>> BEGIN
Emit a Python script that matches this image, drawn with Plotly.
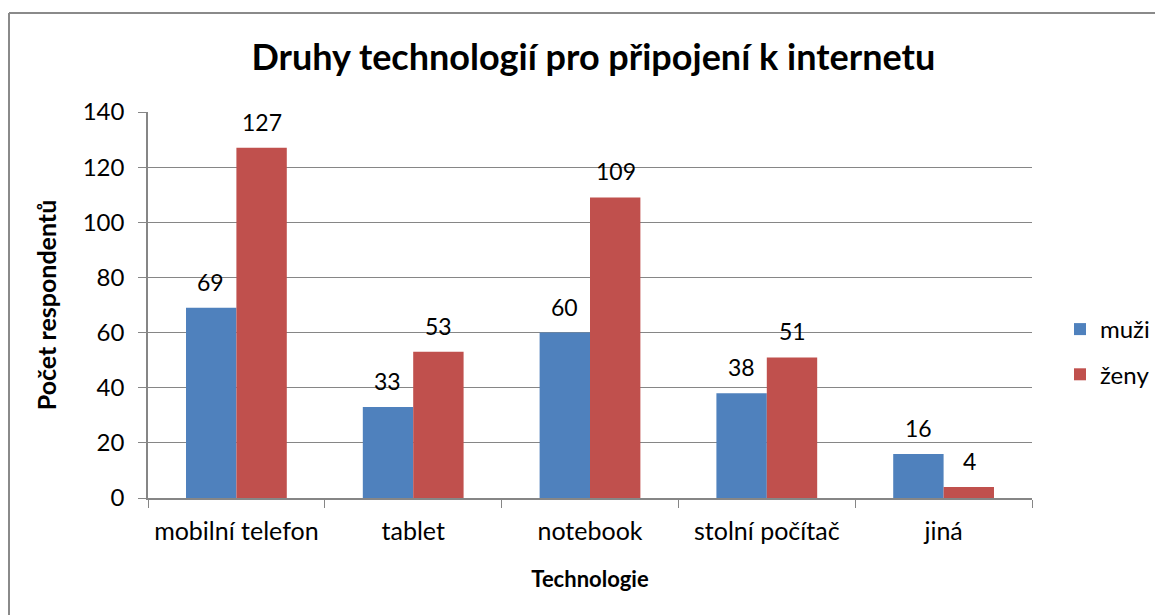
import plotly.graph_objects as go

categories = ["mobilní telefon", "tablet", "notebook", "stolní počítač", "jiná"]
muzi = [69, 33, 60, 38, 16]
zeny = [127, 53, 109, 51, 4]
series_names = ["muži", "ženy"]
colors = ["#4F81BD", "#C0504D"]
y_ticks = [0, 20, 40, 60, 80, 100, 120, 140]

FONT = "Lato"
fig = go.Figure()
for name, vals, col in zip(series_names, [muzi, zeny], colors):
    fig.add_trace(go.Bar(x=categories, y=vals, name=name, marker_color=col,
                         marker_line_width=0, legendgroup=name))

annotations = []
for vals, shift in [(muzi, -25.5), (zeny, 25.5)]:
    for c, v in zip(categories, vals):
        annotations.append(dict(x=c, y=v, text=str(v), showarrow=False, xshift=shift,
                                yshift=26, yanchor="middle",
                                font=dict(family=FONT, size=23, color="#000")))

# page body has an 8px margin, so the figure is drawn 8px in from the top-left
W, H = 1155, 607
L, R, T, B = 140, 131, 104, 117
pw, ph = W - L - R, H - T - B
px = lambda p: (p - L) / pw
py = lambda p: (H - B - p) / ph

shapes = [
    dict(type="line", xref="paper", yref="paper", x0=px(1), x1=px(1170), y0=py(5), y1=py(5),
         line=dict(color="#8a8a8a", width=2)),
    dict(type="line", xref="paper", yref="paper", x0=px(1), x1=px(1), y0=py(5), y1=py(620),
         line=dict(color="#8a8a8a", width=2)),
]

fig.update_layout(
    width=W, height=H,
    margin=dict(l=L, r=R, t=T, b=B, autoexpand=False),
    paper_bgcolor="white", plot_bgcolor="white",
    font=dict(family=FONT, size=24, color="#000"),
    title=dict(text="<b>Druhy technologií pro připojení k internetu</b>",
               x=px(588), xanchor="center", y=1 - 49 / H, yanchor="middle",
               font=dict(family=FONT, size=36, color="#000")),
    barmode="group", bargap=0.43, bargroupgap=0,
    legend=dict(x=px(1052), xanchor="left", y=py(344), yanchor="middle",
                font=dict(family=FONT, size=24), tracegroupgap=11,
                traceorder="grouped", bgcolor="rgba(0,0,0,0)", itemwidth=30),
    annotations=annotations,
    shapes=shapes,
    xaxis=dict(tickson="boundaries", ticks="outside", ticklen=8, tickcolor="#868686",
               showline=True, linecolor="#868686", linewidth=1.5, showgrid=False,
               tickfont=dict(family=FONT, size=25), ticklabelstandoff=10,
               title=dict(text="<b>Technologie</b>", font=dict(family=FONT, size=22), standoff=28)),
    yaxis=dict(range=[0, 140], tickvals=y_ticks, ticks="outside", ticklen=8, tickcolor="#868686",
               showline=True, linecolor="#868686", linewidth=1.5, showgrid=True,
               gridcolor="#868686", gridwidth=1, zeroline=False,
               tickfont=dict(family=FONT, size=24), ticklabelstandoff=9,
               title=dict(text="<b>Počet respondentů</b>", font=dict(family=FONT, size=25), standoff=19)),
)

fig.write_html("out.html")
>> END
**Problem details:** Could the lines from the top of the material through the line with "py = lambda p: (H - B - p) / ph" be repeated exactly, pictures left out?

**Task output:**
Emit a Python script that matches this image, drawn with Plotly.
import plotly.graph_objects as go

categories = ["mobilní telefon", "tablet", "notebook", "stolní počítač", "jiná"]
muzi = [69, 33, 60, 38, 16]
zeny = [127, 53, 109, 51, 4]
series_names = ["muži", "ženy"]
colors = ["#4F81BD", "#C0504D"]
y_ticks = [0, 20, 40, 60, 80, 100, 120, 140]

FONT = "Lato"
fig = go.Figure()
for name, vals, col in zip(series_names, [muzi, zeny], colors):
    fig.add_trace(go.Bar(x=categories, y=vals, name=name, marker_color=col,
                         marker_line_width=0, legendgroup=name))

annotations = []
for vals, shift in [(muzi, -25.5), (zeny, 25.5)]:
    for c, v in zip(categories, vals):
        annotations.append(dict(x=c, y=v, text=str(v), showarrow=False, xshift=shift,
                                yshift=26, yanchor="middle",
                                font=dict(family=FONT, size=23, color="#000")))

# page body has an 8px margin, so the figure is drawn 8px in from the top-left
W, H = 1155, 607
L, R, T, B = 140, 131, 104, 117
pw, ph = W - L - R, H - T - B
px = lambda p: (p - L) / pw
py = lambda p: (H - B - p) / ph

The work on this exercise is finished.